» **Listed records**
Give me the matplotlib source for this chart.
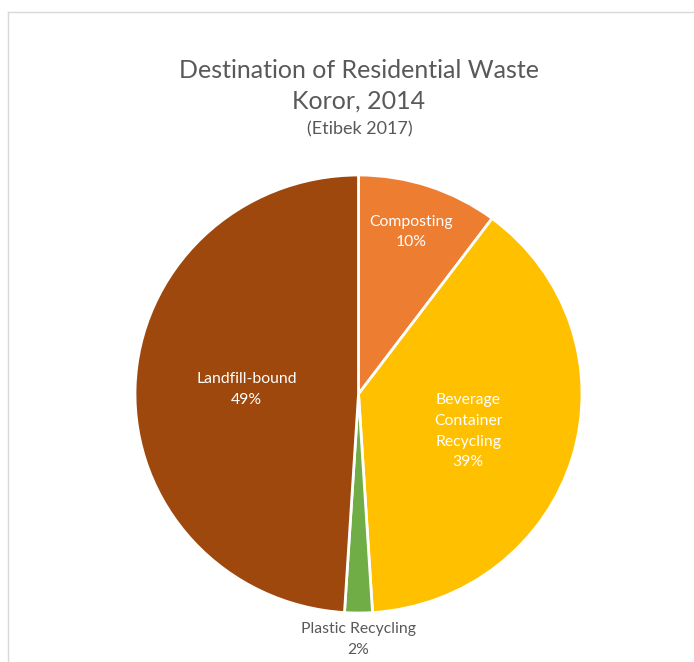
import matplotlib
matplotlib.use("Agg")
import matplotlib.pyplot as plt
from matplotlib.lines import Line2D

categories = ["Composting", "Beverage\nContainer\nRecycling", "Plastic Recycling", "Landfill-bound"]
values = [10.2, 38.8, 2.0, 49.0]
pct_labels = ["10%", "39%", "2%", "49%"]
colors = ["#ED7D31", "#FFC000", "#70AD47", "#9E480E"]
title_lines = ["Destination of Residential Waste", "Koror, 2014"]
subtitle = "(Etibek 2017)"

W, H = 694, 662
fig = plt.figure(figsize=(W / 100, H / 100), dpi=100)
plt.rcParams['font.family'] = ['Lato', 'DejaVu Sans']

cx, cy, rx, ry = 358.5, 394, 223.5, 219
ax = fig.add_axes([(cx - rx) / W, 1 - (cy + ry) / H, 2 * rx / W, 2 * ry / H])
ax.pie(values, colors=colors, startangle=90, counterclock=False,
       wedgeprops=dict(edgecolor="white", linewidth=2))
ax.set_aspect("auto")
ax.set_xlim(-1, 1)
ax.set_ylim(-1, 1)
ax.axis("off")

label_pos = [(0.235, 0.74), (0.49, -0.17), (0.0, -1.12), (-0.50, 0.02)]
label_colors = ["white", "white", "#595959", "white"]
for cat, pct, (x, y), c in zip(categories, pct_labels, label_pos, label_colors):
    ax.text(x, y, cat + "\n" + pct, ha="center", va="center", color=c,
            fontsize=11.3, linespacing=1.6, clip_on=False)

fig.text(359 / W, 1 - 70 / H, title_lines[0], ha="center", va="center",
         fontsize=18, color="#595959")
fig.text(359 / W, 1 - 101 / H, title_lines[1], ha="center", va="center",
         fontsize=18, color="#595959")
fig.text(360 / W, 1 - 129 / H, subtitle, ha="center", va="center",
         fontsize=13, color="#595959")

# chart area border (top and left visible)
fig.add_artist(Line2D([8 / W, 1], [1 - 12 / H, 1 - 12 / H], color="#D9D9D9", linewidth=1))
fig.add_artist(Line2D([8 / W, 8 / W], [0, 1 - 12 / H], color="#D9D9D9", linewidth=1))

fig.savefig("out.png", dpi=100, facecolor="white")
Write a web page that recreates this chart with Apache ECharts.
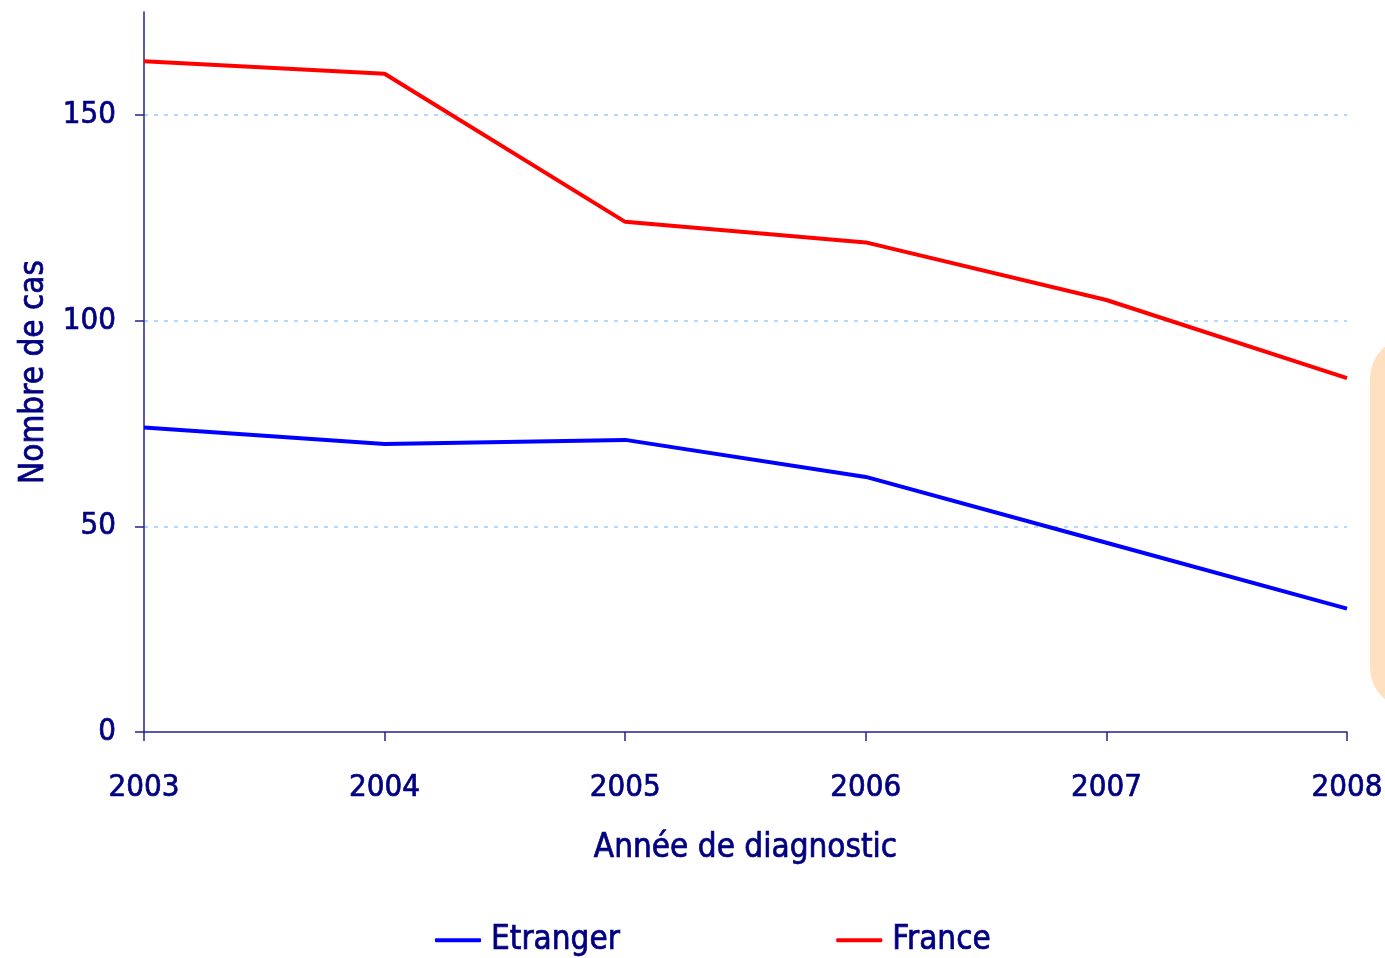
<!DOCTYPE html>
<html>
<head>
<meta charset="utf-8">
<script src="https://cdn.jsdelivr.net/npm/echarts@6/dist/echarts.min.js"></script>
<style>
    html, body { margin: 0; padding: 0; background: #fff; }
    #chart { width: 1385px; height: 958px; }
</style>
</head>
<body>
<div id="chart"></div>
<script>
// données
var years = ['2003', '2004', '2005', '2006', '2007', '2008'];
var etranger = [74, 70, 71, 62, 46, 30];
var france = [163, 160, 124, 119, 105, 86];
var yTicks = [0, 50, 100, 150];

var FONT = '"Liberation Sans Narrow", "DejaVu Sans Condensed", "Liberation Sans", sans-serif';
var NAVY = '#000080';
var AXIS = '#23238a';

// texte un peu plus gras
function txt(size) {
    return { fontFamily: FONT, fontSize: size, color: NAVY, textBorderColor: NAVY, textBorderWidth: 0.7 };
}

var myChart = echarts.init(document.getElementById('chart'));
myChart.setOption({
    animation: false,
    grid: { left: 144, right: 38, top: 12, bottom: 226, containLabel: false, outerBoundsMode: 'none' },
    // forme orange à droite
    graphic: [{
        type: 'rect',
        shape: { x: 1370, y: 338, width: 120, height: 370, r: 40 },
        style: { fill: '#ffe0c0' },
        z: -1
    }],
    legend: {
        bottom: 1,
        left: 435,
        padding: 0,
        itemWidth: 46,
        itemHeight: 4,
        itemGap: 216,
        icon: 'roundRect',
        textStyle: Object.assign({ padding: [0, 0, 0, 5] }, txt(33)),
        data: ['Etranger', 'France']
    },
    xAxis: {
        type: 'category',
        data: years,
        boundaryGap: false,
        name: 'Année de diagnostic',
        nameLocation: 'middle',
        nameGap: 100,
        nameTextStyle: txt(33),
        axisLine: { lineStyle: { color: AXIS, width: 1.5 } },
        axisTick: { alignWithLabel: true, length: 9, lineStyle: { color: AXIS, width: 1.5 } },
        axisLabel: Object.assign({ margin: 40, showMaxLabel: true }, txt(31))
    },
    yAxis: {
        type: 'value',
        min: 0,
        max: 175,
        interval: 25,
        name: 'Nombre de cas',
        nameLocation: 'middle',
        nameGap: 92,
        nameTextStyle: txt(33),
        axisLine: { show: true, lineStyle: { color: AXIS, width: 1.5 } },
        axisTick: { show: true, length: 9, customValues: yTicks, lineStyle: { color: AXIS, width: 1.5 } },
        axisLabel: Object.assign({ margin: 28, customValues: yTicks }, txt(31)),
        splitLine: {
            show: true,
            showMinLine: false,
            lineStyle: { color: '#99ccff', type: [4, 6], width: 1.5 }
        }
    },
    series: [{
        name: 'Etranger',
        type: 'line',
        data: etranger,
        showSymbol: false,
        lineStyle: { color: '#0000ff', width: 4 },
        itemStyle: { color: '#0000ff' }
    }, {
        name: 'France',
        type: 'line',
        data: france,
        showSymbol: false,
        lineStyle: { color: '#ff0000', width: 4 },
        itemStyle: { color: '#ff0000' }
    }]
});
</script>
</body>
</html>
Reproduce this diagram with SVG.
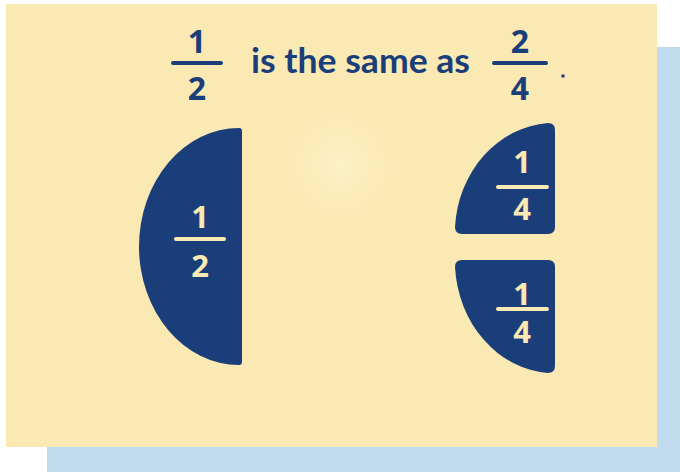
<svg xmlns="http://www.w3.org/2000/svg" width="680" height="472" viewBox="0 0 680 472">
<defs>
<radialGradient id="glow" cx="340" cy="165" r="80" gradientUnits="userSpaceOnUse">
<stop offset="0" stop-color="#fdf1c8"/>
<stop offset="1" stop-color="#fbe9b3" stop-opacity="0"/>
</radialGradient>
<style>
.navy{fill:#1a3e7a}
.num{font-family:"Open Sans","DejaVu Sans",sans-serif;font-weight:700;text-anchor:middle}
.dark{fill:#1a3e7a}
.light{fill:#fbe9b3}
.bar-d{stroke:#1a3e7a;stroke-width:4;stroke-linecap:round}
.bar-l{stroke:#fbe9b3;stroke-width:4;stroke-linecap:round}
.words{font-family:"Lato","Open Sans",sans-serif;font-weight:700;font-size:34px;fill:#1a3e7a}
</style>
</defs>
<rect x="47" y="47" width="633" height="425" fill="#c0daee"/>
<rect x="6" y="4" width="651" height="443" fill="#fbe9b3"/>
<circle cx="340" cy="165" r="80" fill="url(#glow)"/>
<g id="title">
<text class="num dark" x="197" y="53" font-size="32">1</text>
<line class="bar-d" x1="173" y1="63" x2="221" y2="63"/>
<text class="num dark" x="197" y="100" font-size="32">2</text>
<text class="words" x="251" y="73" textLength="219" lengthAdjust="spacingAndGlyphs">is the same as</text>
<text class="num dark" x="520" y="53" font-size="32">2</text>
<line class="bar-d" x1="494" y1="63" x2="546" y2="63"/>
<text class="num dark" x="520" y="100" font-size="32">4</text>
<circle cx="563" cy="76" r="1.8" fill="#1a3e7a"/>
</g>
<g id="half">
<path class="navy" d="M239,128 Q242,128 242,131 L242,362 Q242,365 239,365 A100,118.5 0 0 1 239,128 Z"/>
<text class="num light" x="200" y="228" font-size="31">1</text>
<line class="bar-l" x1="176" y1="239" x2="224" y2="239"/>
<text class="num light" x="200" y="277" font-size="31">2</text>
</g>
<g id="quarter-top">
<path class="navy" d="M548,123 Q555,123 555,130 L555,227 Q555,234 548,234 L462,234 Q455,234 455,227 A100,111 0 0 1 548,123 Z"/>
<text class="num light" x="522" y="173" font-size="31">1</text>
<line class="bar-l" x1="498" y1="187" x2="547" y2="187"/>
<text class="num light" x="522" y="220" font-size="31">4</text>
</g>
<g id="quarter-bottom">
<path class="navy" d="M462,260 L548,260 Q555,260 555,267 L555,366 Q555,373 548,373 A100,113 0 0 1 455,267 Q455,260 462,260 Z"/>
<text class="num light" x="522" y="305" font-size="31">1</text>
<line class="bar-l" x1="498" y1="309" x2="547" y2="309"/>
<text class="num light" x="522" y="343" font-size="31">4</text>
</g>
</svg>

» **Challenge**
From the records above, copy every line that holds the word "matplotlib".

» **In response**
Give me the matplotlib source for this chart.
import matplotlib
matplotlib.use("Agg")
import matplotlib.pyplot as plt
from matplotlib.lines import Line2D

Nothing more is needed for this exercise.